§ **SOURCE MATERIAL**

═══

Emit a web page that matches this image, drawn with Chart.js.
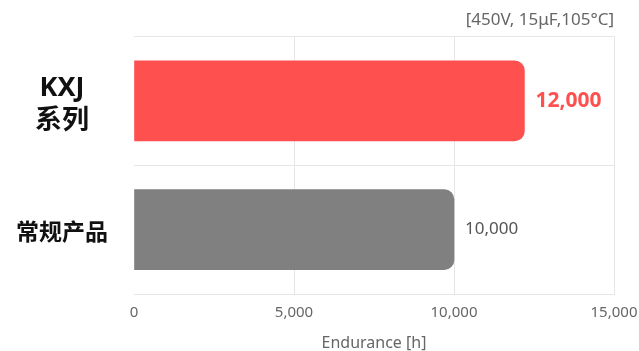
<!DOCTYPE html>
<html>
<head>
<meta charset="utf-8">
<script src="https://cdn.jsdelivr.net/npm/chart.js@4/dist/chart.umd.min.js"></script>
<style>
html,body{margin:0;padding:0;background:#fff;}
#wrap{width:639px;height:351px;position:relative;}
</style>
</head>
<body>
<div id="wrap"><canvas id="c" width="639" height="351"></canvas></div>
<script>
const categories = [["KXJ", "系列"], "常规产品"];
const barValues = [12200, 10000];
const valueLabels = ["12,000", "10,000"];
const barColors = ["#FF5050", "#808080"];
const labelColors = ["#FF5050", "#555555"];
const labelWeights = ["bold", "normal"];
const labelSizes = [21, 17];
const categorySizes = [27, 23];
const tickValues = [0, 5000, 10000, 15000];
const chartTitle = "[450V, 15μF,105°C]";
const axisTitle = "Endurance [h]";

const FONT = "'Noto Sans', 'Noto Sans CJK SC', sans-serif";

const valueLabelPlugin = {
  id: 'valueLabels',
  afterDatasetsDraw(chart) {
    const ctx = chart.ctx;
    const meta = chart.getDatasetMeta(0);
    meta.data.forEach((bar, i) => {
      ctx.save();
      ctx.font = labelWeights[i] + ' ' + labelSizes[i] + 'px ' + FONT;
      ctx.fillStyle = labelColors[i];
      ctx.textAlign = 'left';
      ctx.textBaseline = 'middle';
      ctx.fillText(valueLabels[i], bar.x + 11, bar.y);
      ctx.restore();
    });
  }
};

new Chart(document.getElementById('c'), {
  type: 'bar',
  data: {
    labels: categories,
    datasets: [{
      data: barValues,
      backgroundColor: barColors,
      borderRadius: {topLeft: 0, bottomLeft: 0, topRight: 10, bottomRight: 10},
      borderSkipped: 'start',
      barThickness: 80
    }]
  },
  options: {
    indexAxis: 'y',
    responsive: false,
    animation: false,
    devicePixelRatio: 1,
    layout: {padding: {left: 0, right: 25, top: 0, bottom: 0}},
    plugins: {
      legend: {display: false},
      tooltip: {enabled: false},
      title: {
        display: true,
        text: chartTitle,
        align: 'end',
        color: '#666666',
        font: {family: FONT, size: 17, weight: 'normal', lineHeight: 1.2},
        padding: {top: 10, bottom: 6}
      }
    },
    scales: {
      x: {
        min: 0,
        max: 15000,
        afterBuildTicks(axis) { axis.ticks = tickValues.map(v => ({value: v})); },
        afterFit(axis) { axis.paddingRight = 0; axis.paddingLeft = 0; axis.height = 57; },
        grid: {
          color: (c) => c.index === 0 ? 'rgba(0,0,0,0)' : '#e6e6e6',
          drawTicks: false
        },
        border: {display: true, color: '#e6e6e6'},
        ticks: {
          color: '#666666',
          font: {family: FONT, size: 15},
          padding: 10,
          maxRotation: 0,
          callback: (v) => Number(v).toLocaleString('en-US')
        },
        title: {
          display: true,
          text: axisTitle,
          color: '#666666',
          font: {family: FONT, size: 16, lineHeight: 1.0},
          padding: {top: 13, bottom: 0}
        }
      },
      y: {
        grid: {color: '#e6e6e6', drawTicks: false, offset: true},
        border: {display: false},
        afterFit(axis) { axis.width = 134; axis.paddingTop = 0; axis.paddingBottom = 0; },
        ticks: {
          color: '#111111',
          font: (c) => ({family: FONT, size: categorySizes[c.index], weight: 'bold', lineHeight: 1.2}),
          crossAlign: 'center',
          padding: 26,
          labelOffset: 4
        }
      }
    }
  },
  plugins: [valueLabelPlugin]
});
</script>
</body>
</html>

═══

§ **PROBLEM REQUIREMENTS**
Retype everything in the material word for word, minus pictures.

§ **FULL ANSWER**
Emit a web page that matches this image, drawn with Chart.js.
<!DOCTYPE html>
<html>
<head>
<meta charset="utf-8">
<script src="https://cdn.jsdelivr.net/npm/chart.js@4/dist/chart.umd.min.js"></script>
<style>
html,body{margin:0;padding:0;background:#fff;}
#wrap{width:639px;height:351px;position:relative;}
</style>
</head>
<body>
<div id="wrap"><canvas id="c" width="639" height="351"></canvas></div>
<script>
const categories = [["KXJ", "系列"], "常规产品"];
const barValues = [12200, 10000];
const valueLabels = ["12,000", "10,000"];
const barColors = ["#FF5050", "#808080"];
const labelColors = ["#FF5050", "#555555"];
const labelWeights = ["bold", "normal"];
const labelSizes = [21, 17];
const categorySizes = [27, 23];
const tickValues = [0, 5000, 10000, 15000];
const chartTitle = "[450V, 15μF,105°C]";
const axisTitle = "Endurance [h]";

const FONT = "'Noto Sans', 'Noto Sans CJK SC', sans-serif";

const valueLabelPlugin = {
  id: 'valueLabels',
  afterDatasetsDraw(chart) {
    const ctx = chart.ctx;
    const meta = chart.getDatasetMeta(0);
    meta.data.forEach((bar, i) => {
      ctx.save();
      ctx.font = labelWeights[i] + ' ' + labelSizes[i] + 'px ' + FONT;
      ctx.fillStyle = labelColors[i];
      ctx.textAlign = 'left';
      ctx.textBaseline = 'middle';
      ctx.fillText(valueLabels[i], bar.x + 11, bar.y);
      ctx.restore();
    });
  }
};

new Chart(document.getElementById('c'), {
  type: 'bar',
  data: {
    labels: categories,
    datasets: [{
      data: barValues,
      backgroundColor: barColors,
      borderRadius: {topLeft: 0, bottomLeft: 0, topRight: 10, bottomRight: 10},
      borderSkipped: 'start',
      barThickness: 80
    }]
  },
  options: {
    indexAxis: 'y',
    responsive: false,
    animation: false,
    devicePixelRatio: 1,
    layout: {padding: {left: 0, right: 25, top: 0, bottom: 0}},
    plugins: {
      legend: {display: false},
      tooltip: {enabled: false},
      title: {
        display: true,
        text: chartTitle,
        align: 'end',
        color: '#666666',
        font: {family: FONT, size: 17, weight: 'normal', lineHeight: 1.2},
        padding: {top: 10, bottom: 6}
      }
    },
    scales: {
      x: {
        min: 0,
        max: 15000,
        afterBuildTicks(axis) { axis.ticks = tickValues.map(v => ({value: v})); },
        afterFit(axis) { axis.paddingRight = 0; axis.paddingLeft = 0; axis.height = 57; },
        grid: {
          color: (c) => c.index === 0 ? 'rgba(0,0,0,0)' : '#e6e6e6',
          drawTicks: false
        },
        border: {display: true, color: '#e6e6e6'},
        ticks: {
          color: '#666666',
          font: {family: FONT, size: 15},
          padding: 10,
          maxRotation: 0,
          callback: (v) => Number(v).toLocaleString('en-US')
        },
        title: {
          display: true,
          text: axisTitle,
          color: '#666666',
          font: {family: FONT, size: 16, lineHeight: 1.0},
          padding: {top: 13, bottom: 0}
        }
      },
      y: {
        grid: {color: '#e6e6e6', drawTicks: false, offset: true},
        border: {display: false},
        afterFit(axis) { axis.width = 134; axis.paddingTop = 0; axis.paddingBottom = 0; },
        ticks: {
          color: '#111111',
          font: (c) => ({family: FONT, size: categorySizes[c.index], weight: 'bold', lineHeight: 1.2}),
          crossAlign: 'center',
          padding: 26,
          labelOffset: 4
        }
      }
    }
  },
  plugins: [valueLabelPlugin]
});
</script>
</body>
</html>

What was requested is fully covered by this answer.